2nd Chief Minister of Chin State
- In office March 30, 2016 – 1 February 2021
- Appointed by: President of Myanmar
- President: Win Myint
- Preceded by: Hong Ngai

Personal details
- Born: Airibual village Falam Township Chin State
- Party: National League for Democracy
- Children: Four
- Alma mater: Yangon University
- Cabinet: Chin State Government

= Salai Lian Luai =

Burmese politician

Salai Lian Luai (ဆလိုင်းလျန်လွယ်) is a lawyer-turned-politician who served as Chief Minister of Chin State, the head of Chin State Government.

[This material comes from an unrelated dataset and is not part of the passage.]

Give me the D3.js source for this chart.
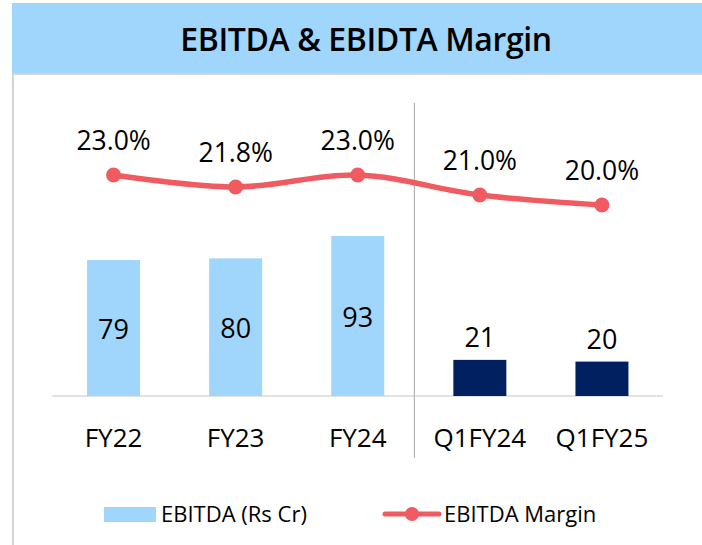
<!DOCTYPE html>
<html>
<head>
<meta charset="utf-8">
<script src="https://cdn.jsdelivr.net/npm/d3@7"></script>
<style>
  body { margin: 0; background: #fff; }
  svg { display: block; font-family: "Open Sans", "Noto Sans", sans-serif; }
</style>
</head>
<body>
<svg id="chart" width="702" height="545"></svg>
<script>
var categories = ['FY22', 'FY23', 'FY24', 'Q1FY24', 'Q1FY25']
var ebitda = [79, 80, 93, 21, 20]
var margin = [23.0, 21.8, 23.0, 21.0, 20.0]
var marginLabels = ['23.0%', '21.8%', '23.0%', '21.0%', '20.0%']
var annual = [true, true, true, false, false]

var svg = d3.select('#chart')

// header band
svg.append('rect').attr('x', 12).attr('y', 3).attr('width', 690).attr('height', 70).attr('fill', '#a0d6fc')
svg.append('line').attr('x1', 12).attr('x2', 702).attr('y1', 74).attr('y2', 74)
  .attr('stroke', '#d4d4d4').attr('stroke-width', 2)
svg.append('line').attr('x1', 13).attr('x2', 13).attr('y1', 74).attr('y2', 545)
  .attr('stroke', '#d4d4d4').attr('stroke-width', 2)
svg.append('text').attr('x', 366).attr('y', 51).attr('text-anchor', 'middle')
  .attr('font-size', 32).attr('font-weight', 600).attr('letter-spacing', -0.4).attr('fill', '#000')
  .text('EBITDA & EBIDTA Margin')

var x = d3.scaleBand().domain(categories).range([52.5, 663]).paddingInner(0.566).paddingOuter(0.283)
var baseY = 396
var y = d3.scaleLinear().domain([0, 93]).range([baseY, 236])
var ym = d3.scaleLinear().domain([20, 23]).range([205, 175])

// baseline
svg.append('line').attr('x1', 52).attr('x2', 663).attr('y1', baseY).attr('y2', baseY)
  .attr('stroke', '#d9d9d9').attr('stroke-width', 1.5)

// divider between annual and quarterly
var divX = x('Q1FY24') - 39
svg.append('line').attr('x1', divX).attr('x2', divX).attr('y1', 103).attr('y2', 458)
  .attr('stroke', '#a6a6a6').attr('stroke-width', 1)

svg.selectAll('rect.bar').data(categories).enter().append('rect')
  .attr('class', 'bar')
  .attr('x', function(d){return x(d)})
  .attr('width', x.bandwidth())
  .attr('y', function(d, i){return y(ebitda[i])})
  .attr('height', function(d, i){return baseY - y(ebitda[i])})
  .attr('fill', function(d, i){return annual[i] ? '#a0d6fc' : '#002060'})

svg.selectAll('text.barlabel').data(categories).enter().append('text')
  .attr('class', 'barlabel')
  .attr('x', function(d){return x(d) + x.bandwidth() / 2})
  .attr('y', function(d, i){
    return annual[i] ? (y(ebitda[i]) + baseY) / 2 + 11 : y(ebitda[i]) - 13
  })
  .attr('text-anchor', 'middle').attr('font-size', 27).attr('fill', '#000')
  .text(function(d, i){return ebitda[i]})

// margin line
var pts = categories.map(function(d, i){return [x(d) + x.bandwidth() / 2, ym(margin[i])]})
svg.append('path').attr('d', d3.line().curve(d3.curveCatmullRom.alpha(0.5))(pts))
  .attr('fill', 'none').attr('stroke', '#ef5b61').attr('stroke-width', 5.5)
svg.selectAll('circle.dot').data(pts).enter().append('circle')
  .attr('cx', function(d){return d[0]}).attr('cy', function(d){return d[1]})
  .attr('r', 7.5).attr('fill', '#ef5b61')
svg.selectAll('text.mlabel').data(pts).enter().append('text')
  .attr('x', function(d){return d[0]}).attr('y', function(d){return d[1] - 25})
  .attr('text-anchor', 'middle').attr('font-size', 26.5).attr('fill', '#000')
  .text(function(d, i){return marginLabels[i]})

// x axis labels
svg.selectAll('text.cat').data(categories).enter().append('text')
  .attr('x', function(d){return x(d) + x.bandwidth() / 2}).attr('y', 447)
  .attr('text-anchor', 'middle').attr('font-size', 26).attr('fill', '#000')
  .text(function(d){return d})

// legend
var lg = svg.append('g')
lg.append('rect').attr('x', 104).attr('y', 507).attr('width', 52).attr('height', 15).attr('fill', '#a0d6fc')
lg.append('text').attr('x', 161).attr('y', 522).attr('font-size', 22).attr('fill', '#000').text('EBITDA (Rs Cr)')
lg.append('line').attr('x1', 385).attr('x2', 439).attr('y1', 514).attr('y2', 514)
  .attr('stroke', '#ef5b61').attr('stroke-width', 5).attr('stroke-linecap', 'round')
lg.append('circle').attr('cx', 412).attr('cy', 514).attr('r', 7).attr('fill', '#ef5b61')
lg.append('text').attr('x', 444).attr('y', 522).attr('font-size', 22).attr('fill', '#000').text('EBITDA Margin')
</script>
</body>
</html>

He received a law degree from Yangon University and served as a lawyer for various government offices in Yangon, Mandalay and Sagaing regions, as well as in Chin State. In his last role as a civil servant, he worked as a Tamu District legal officer.

== Political career ==
In the 2015 election, he contested and won the No 2 spot for Falam Township in the State Hluttaw as a new member of the National League for Democracy.

In the wake of the 2021 Myanmar coup d'état on 1 February, he was detained by the Myanmar Armed Forces. Now he is in India

== Personal life ==
Salai is an ethnic Chin and practicing Baptist. Luai took shelter in Mizoram following the military coup in Myanmar.